• _AVAILABLE DATA_:
[start]

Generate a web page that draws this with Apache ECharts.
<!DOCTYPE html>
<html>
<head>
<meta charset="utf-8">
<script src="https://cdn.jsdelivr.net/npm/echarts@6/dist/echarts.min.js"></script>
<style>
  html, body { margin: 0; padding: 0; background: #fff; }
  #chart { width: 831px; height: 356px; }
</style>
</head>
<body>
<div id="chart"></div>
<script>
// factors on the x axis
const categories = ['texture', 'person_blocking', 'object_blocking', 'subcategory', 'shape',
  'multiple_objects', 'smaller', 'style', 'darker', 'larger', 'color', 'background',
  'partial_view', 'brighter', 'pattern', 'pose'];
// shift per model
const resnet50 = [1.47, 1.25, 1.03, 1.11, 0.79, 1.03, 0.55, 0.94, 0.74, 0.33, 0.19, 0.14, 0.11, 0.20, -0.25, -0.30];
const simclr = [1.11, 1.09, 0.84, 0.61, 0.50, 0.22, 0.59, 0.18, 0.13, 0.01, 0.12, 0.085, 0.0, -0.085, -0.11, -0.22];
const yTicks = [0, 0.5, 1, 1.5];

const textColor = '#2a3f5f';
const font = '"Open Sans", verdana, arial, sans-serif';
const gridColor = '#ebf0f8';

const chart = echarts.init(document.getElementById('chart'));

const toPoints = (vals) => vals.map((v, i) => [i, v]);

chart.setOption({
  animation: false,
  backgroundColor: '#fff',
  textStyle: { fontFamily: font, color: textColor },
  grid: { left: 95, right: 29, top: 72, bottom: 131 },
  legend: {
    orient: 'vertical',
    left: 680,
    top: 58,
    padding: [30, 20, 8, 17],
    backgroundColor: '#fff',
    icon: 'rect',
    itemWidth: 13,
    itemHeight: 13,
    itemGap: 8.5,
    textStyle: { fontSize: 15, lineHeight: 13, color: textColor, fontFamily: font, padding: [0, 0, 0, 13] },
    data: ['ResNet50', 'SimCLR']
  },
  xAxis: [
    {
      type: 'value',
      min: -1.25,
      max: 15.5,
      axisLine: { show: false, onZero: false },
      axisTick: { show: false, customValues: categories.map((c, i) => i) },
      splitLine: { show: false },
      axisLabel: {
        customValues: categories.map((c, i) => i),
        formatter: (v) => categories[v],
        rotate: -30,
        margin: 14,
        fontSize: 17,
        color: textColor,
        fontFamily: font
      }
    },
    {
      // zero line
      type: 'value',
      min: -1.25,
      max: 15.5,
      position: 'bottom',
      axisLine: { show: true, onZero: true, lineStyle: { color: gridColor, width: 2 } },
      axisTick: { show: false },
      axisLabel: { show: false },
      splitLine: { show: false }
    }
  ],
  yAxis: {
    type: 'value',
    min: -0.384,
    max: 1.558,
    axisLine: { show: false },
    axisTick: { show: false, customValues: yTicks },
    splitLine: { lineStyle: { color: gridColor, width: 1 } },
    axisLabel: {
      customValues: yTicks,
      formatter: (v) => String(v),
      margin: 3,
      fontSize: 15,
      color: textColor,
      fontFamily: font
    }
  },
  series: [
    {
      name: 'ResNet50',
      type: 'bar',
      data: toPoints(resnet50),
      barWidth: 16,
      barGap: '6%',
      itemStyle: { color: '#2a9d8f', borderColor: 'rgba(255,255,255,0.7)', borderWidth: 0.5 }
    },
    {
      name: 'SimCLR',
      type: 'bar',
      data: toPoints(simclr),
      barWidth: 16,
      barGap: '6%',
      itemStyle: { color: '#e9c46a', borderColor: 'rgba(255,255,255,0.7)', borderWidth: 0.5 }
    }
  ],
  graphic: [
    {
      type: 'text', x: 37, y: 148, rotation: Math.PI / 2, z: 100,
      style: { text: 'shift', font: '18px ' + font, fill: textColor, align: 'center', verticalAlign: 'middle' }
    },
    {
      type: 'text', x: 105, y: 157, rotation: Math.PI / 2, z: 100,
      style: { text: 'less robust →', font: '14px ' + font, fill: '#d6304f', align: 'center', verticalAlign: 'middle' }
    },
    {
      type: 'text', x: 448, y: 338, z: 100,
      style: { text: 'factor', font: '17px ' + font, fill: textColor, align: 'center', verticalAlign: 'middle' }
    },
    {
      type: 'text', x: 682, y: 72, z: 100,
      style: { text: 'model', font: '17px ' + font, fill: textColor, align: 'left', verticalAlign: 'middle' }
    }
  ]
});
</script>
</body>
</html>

[end]

• _EXERCISE_:
Copy out the material above in its entirety. Every detail must match.

• _IN RESPONSE_:
Generate a web page that draws this with Apache ECharts.
<!DOCTYPE html>
<html>
<head>
<meta charset="utf-8">
<script src="https://cdn.jsdelivr.net/npm/echarts@6/dist/echarts.min.js"></script>
<style>
  html, body { margin: 0; padding: 0; background: #fff; }
  #chart { width: 831px; height: 356px; }
</style>
</head>
<body>
<div id="chart"></div>
<script>
// factors on the x axis
const categories = ['texture', 'person_blocking', 'object_blocking', 'subcategory', 'shape',
  'multiple_objects', 'smaller', 'style', 'darker', 'larger', 'color', 'background',
  'partial_view', 'brighter', 'pattern', 'pose'];
// shift per model
const resnet50 = [1.47, 1.25, 1.03, 1.11, 0.79, 1.03, 0.55, 0.94, 0.74, 0.33, 0.19, 0.14, 0.11, 0.20, -0.25, -0.30];
const simclr = [1.11, 1.09, 0.84, 0.61, 0.50, 0.22, 0.59, 0.18, 0.13, 0.01, 0.12, 0.085, 0.0, -0.085, -0.11, -0.22];
const yTicks = [0, 0.5, 1, 1.5];

const textColor = '#2a3f5f';
const font = '"Open Sans", verdana, arial, sans-serif';
const gridColor = '#ebf0f8';

const chart = echarts.init(document.getElementById('chart'));

const toPoints = (vals) => vals.map((v, i) => [i, v]);

chart.setOption({
  animation: false,
  backgroundColor: '#fff',
  textStyle: { fontFamily: font, color: textColor },
  grid: { left: 95, right: 29, top: 72, bottom: 131 },
  legend: {
    orient: 'vertical',
    left: 680,
    top: 58,
    padding: [30, 20, 8, 17],
    backgroundColor: '#fff',
    icon: 'rect',
    itemWidth: 13,
    itemHeight: 13,
    itemGap: 8.5,
    textStyle: { fontSize: 15, lineHeight: 13, color: textColor, fontFamily: font, padding: [0, 0, 0, 13] },
    data: ['ResNet50', 'SimCLR']
  },
  xAxis: [
    {
      type: 'value',
      min: -1.25,
      max: 15.5,
      axisLine: { show: false, onZero: false },
      axisTick: { show: false, customValues: categories.map((c, i) => i) },
      splitLine: { show: false },
      axisLabel: {
        customValues: categories.map((c, i) => i),
        formatter: (v) => categories[v],
        rotate: -30,
        margin: 14,
        fontSize: 17,
        color: textColor,
        fontFamily: font
      }
    },
    {
      // zero line
      type: 'value',
      min: -1.25,
      max: 15.5,
      position: 'bottom',
      axisLine: { show: true, onZero: true, lineStyle: { color: gridColor, width: 2 } },
      axisTick: { show: false },
      axisLabel: { show: false },
      splitLine: { show: false }
    }
  ],
  yAxis: {
    type: 'value',
    min: -0.384,
    max: 1.558,
    axisLine: { show: false },
    axisTick: { show: false, customValues: yTicks },
    splitLine: { lineStyle: { color: gridColor, width: 1 } },
    axisLabel: {
      customValues: yTicks,
      formatter: (v) => String(v),
      margin: 3,
      fontSize: 15,
      color: textColor,
      fontFamily: font
    }
  },
  series: [
    {
      name: 'ResNet50',
      type: 'bar',
      data: toPoints(resnet50),
      barWidth: 16,
      barGap: '6%',
      itemStyle: { color: '#2a9d8f', borderColor: 'rgba(255,255,255,0.7)', borderWidth: 0.5 }
    },
    {
      name: 'SimCLR',
      type: 'bar',
      data: toPoints(simclr),
      barWidth: 16,
      barGap: '6%',
      itemStyle: { color: '#e9c46a', borderColor: 'rgba(255,255,255,0.7)', borderWidth: 0.5 }
    }
  ],
  graphic: [
    {
      type: 'text', x: 37, y: 148, rotation: Math.PI / 2, z: 100,
      style: { text: 'shift', font: '18px ' + font, fill: textColor, align: 'center', verticalAlign: 'middle' }
    },
    {
      type: 'text', x: 105, y: 157, rotation: Math.PI / 2, z: 100,
      style: { text: 'less robust →', font: '14px ' + font, fill: '#d6304f', align: 'center', verticalAlign: 'middle' }
    },
    {
      type: 'text', x: 448, y: 338, z: 100,
      style: { text: 'factor', font: '17px ' + font, fill: textColor, align: 'center', verticalAlign: 'middle' }
    },
    {
      type: 'text', x: 682, y: 72, z: 100,
      style: { text: 'model', font: '17px ' + font, fill: textColor, align: 'left', verticalAlign: 'middle' }
    }
  ]
});
</script>
</body>
</html>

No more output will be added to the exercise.